Calling God “our Father” is “problematic”, the Archbishop of York has said.
The Most Rev Stephen Cottrell said the phrase is “problematic” for victims of abuse as well as people who have suffered under “oppressive patriarchy”.
The Archbishop waded into the controversial debate on God’s gender in his presidential welcome address to General Synod, the Church of England’s legislative body, which is convening in York.
The Lord’s Prayer, the Christian prayer which derives from when Jesus’s disciples asked him how they should pray, begins: “Our Father, which art in heaven, Hallowed be thy Name”, and contains the male pronouns, “He” and “Him”, in reference to God.
However, the Archbishop of York has suggested that the use of the term, “Father”, is “problematic” for those who have suffered under abusive fathers, and those who have been abused by clergy, known as their fathers in God.
The Archbishop’s comments sparked a mixed reaction from a divided church.
Liberal, feminist clergy within the Church of England said just “because Jesus called God ‘daddy’, we think we have to call God ‘daddy’”, and agreed with his intervention on the controversial subject.
In contrast, conservative Christians criticised the Archbishop for taking his “cue from culture rather than scripture”.
‘Oppressively patriarchal grip’
In a speech centred on themes of cooperation and collaboration, the Archbishop said that, for Christians, the “God to whom we pray is ‘Father’.”
He added: ”And, yes, I know the word ‘Father’ is problematic for those whose experience of earthly fathers has been destructive and abusive, and for all of us who have laboured rather too much from an oppressively patriarchal grip on life.”
His comments come after the previous meeting of the Synod in February, in which the notion of a gender-neutral God was proposed.
Proposals were made to the Liturgical Commission, which prepares and promotes forms of religious worship and service within the Church, to consider launching a project “on gendered language” referencing God.
The move was criticised by conservatives, who have warned that “male and female imagery is not interchangeable”.
However, liberal Christians welcomed it, claiming that “a theological misreading of God as exclusively male is a driver of much continuing discrimination and sexism against women”.

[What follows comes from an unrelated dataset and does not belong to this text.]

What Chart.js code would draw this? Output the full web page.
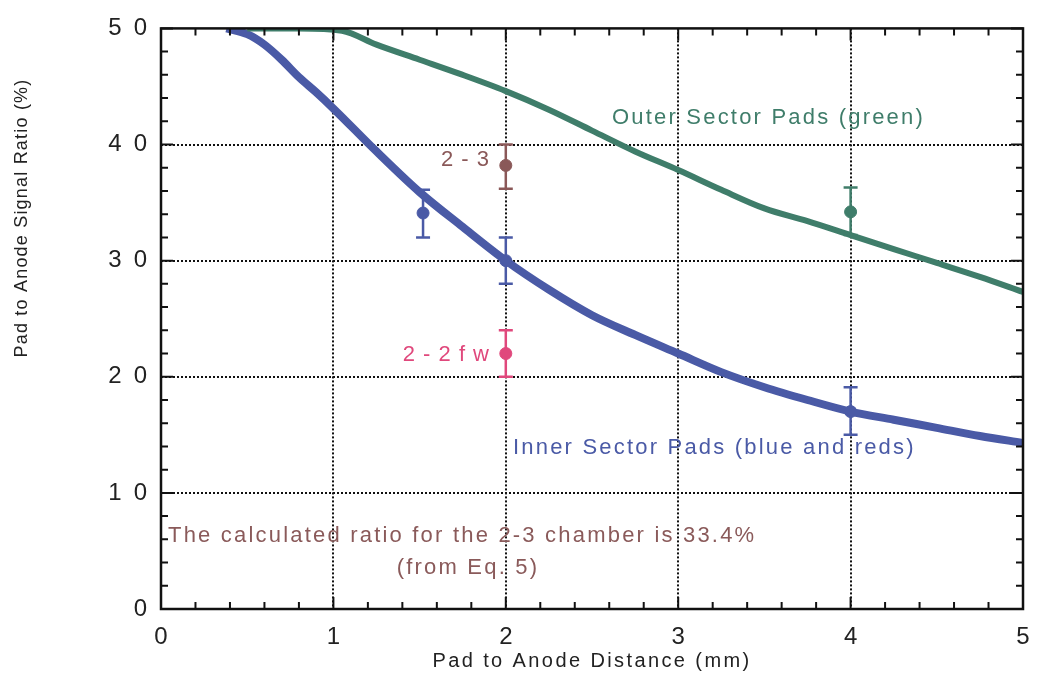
<!DOCTYPE html>
<html>
<head>
<meta charset="utf-8">
<script src="https://cdn.jsdelivr.net/npm/chart.js@4/dist/chart.umd.min.js"></script>
<style>
  body { margin: 0; background: #fff; }
  #wrap { width: 1038px; height: 673px; }
</style>
</head>
<body>
<div id="wrap"><canvas id="c" width="1038" height="673"></canvas></div>
<script>
// curvas
const innerX = [0.38, 0.5, 0.6, 0.7, 0.8, 0.9, 1.0, 1.25, 1.5, 1.75, 2.0, 2.25, 2.5, 2.75, 3.0, 3.25, 3.5, 3.75, 4.0, 4.25, 4.5, 4.75, 5.0];
const innerY = [50, 49.5, 48.6, 47.3, 45.8, 44.5, 43.1, 39.4, 35.9, 32.9, 30.0, 27.5, 25.3, 23.6, 22.0, 20.4, 19.1, 18.0, 17.0, 16.3, 15.6, 14.9, 14.3];

const outerX = [0.5, 0.8, 1.05, 1.25, 1.5, 1.73, 2.0, 2.25, 2.5, 2.75, 3.0, 3.25, 3.5, 3.75, 4.0, 4.25, 4.5, 4.75, 5.0];
const outerY = [50, 50, 49.8, 48.6, 47.3, 46.1, 44.6, 43.0, 41.2, 39.4, 37.8, 36.1, 34.5, 33.4, 32.2, 31.0, 29.8, 28.6, 27.3];

// pontos medidos com barras de erro
const measX    = [1.52, 2.0, 2.0, 2.0, 4.0, 4.0];
const measY    = [34.1, 30.0, 38.2, 22.0, 34.2, 17.0];
const measLow  = [32.0, 28.0, 36.2, 20.0, 32.2, 15.0];
const measHigh = [36.1, 32.0, 40.0, 24.0, 36.3, 19.1];
const measColor = ['#4a5aa6', '#4a5aa6', '#8a5858', '#e0487c', '#3f7d6a', '#4a5aa6'];

const xTicks = [0, 1, 2, 3, 4, 5];
const yTicks = [0, 10, 20, 30, 40, 50];

const BLUE = '#4a5aa6';
const GREEN = '#3f7d6a';
const FONT = '"Liberation Sans", Arial, sans-serif';

function pairs(xs, ys) {
    return xs.map((x, i) => ({ x: x, y: ys[i] }));
}

// Plugin: moldura, marcas menores, barras de erro e textos
const decorations = {
    id: 'decorations',
    beforeDatasetsDraw(chart) {
        const { ctx, scales: { x, y } } = chart;
        ctx.save();
        // barras de erro
        measX.forEach((mx, i) => {
            const px = x.getPixelForValue(mx);
            const lo = y.getPixelForValue(measLow[i]);
            const hi = y.getPixelForValue(measHigh[i]);
            ctx.strokeStyle = measColor[i];
            ctx.lineWidth = 2.5;
            ctx.beginPath();
            ctx.moveTo(px, lo); ctx.lineTo(px, hi);
            ctx.moveTo(px - 7, lo); ctx.lineTo(px + 7, lo);
            ctx.moveTo(px - 7, hi); ctx.lineTo(px + 7, hi);
            ctx.stroke();
        });
        ctx.restore();
    },
    afterDraw(chart) {
        const { ctx, chartArea: a, scales: { x, y } } = chart;
        ctx.save();
        // moldura
        ctx.strokeStyle = '#111';
        ctx.lineWidth = 2.5;
        ctx.strokeRect(a.left, a.top, a.right - a.left, a.bottom - a.top);

        // marcas (para dentro)
        ctx.lineWidth = 2;
        ctx.beginPath();
        for (let v = 0; v <= 5.001; v += 0.2) {
            const px = x.getPixelForValue(v);
            const major = Math.abs(v - Math.round(v)) < 0.01;
            const len = major ? 12 : 7;
            ctx.moveTo(px, a.bottom); ctx.lineTo(px, a.bottom - len);
            ctx.moveTo(px, a.top); ctx.lineTo(px, a.top + len);
        }
        for (let v = 0; v <= 50.01; v += 2) {
            const py = y.getPixelForValue(v);
            const major = v % 10 === 0;
            const len = major ? 12 : 7;
            ctx.moveTo(a.left, py); ctx.lineTo(a.left + len, py);
            ctx.moveTo(a.right, py); ctx.lineTo(a.right - len, py);
        }
        ctx.stroke();

        // textos
        ctx.textBaseline = 'middle';
        ctx.textAlign = 'left';
        ctx.letterSpacing = '2.2px';
        ctx.font = '22px ' + FONT;
        ctx.fillStyle = GREEN;
        ctx.fillText('Outer Sector Pads (green)', 612, 118);
        ctx.fillStyle = BLUE;
        ctx.fillText('Inner Sector Pads (blue and reds)', 513, 448);
        ctx.fillStyle = '#8a5a5a';
        ctx.fillText('The calculated ratio for the 2-3 chamber is 33.4%', 168, 536);
        ctx.textAlign = 'center';
        ctx.fillText('(from Eq. 5)', 468, 568);
        ctx.textAlign = 'right';
        ctx.letterSpacing = '1px';
        ctx.fillStyle = '#8a5858';
        ctx.fillText('2 - 3', 490, 160);
        ctx.fillStyle = '#e0487c';
        ctx.fillText('2 - 2 f w', 490, 355);

        // títulos dos eixos
        ctx.fillStyle = '#222';
        ctx.textAlign = 'center';
        ctx.letterSpacing = '2.4px';
        ctx.font = '20px ' + FONT;
        ctx.fillText('Pad to Anode Distance (mm)', 592, 661);
        ctx.letterSpacing = '1.2px';
        ctx.font = '18px ' + FONT;
        ctx.translate(22, 218);
        ctx.rotate(-Math.PI / 2);
        ctx.fillText('Pad to Anode Signal Ratio (%)', 0, 0);
        ctx.restore();
    }
};

const gridOpts = (edge) => ({
    drawTicks: false,
    lineWidth: 2,
    color: (c) => (c.tick.value === 0 || c.tick.value === edge) ? 'rgba(0,0,0,0)' : '#111'
});

const ctx = document.getElementById('c').getContext('2d');
new Chart(ctx, {
    type: 'scatter',
    data: {
        datasets: [
            {
                label: 'Outer',
                data: pairs(outerX, outerY),
                showLine: true,
                borderColor: GREEN,
                borderWidth: 6,
                pointRadius: 0,
                cubicInterpolationMode: 'monotone'
            },
            {
                label: 'Inner',
                data: pairs(innerX, innerY),
                showLine: true,
                borderColor: BLUE,
                borderWidth: 8,
                pointRadius: 0,
                cubicInterpolationMode: 'monotone'
            },
            {
                label: 'Medidas',
                data: pairs(measX, measY),
                showLine: false,
                pointRadius: 6,
                pointBackgroundColor: measColor,
                pointBorderColor: measColor
            }
        ]
    },
    options: {
        responsive: false,
        animation: false,
        devicePixelRatio: 1,
        layout: { padding: { left: 0, top: 28, right: 15, bottom: 0 } },
        plugins: {
            legend: { display: false },
            tooltip: { enabled: false }
        },
        scales: {
            x: {
                type: 'linear',
                min: 0,
                max: 5,
                afterFit: (s) => { s.height = 64; s.paddingLeft = 0; s.paddingRight = 0; },
                afterBuildTicks: (s) => { s.ticks = xTicks.map(v => ({ value: v })); },
                border: { display: false, dash: [2, 2] },
                grid: gridOpts(5),
                ticks: {
                    padding: 14,
                    color: '#222',
                    font: { family: FONT, size: 24 }
                }
            },
            y: {
                type: 'linear',
                min: 0,
                max: 50,
                afterFit: (s) => { s.width = 161; },
                afterBuildTicks: (s) => { s.ticks = yTicks.map(v => ({ value: v })); },
                border: { display: false, dash: [2, 2] },
                grid: gridOpts(50),
                ticks: {
                    padding: 14,
                    color: '#222',
                    font: { family: FONT, size: 24 },
                    callback: (v) => String(v).split('').join('\u2002')
                }
            }
        }
    },
    plugins: [decorations]
});
</script>
</body>
</html>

Responding to the Archbishop’s comments, Canon Dr Chris Sugden, Chairman of Anglican Mainstream, pointed out that in the Bible, Jesus says “when you pray, say our Father”.
“Is the Archbishop of York saying Jesus was wrong or that Jesus was not pastorally aware? I can’t believe he is doing that consciously, but that’s the impression it gives,” Dr Sugden said.
“It seems to be emblematic of the approach of some church leaders to take their cues from culture rather than scripture.”
He added: “If people have had a difficult relationship with their human fathers then the option open to them is to say you can rediscover the true nature of fatherhood through Christ.”
Scripture ‘is clear’
The Revd Dr Ian Paul, Associate Minister, St Nic’s Nottingham, and member of General Synod and the Archbishops’ Council, added: “We are not at liberty to reject this clear and consistent teaching of Scripture.”
In contrast, Rev Christina Rees CBE, a former General Synod member, founder member of the Archbishops’ Council and who led the campaign for women bishops as Chairman of Women and the Church (WATCH), said that the Archbishop “has put his finger on an issue that’s a really live issue for Christians and has been for many years”.
“Calling God ‘father’ has been hugely problematic,” she said, “and when women say it and have been saying it, there’s been some understanding and sympathy.
“But I think the issues that it has raised have come into sharp focus more with clergy abuse issues. Because sometimes the abuse victims have been abused by their birth fathers and gone on to be abused by their fathers in God – the local priest – so there are multiple layers why the term father is really difficult for people in the church.”
“It’s the way it’s been set for so long and so we’re stuck,” she added. “And because Jesus called God ‘daddy’, we think we have to call God ‘daddy’. And the big question is, do we really believe God believes that male human beings bear the image of God more fully and accurately than women? The answer is absolutely not.”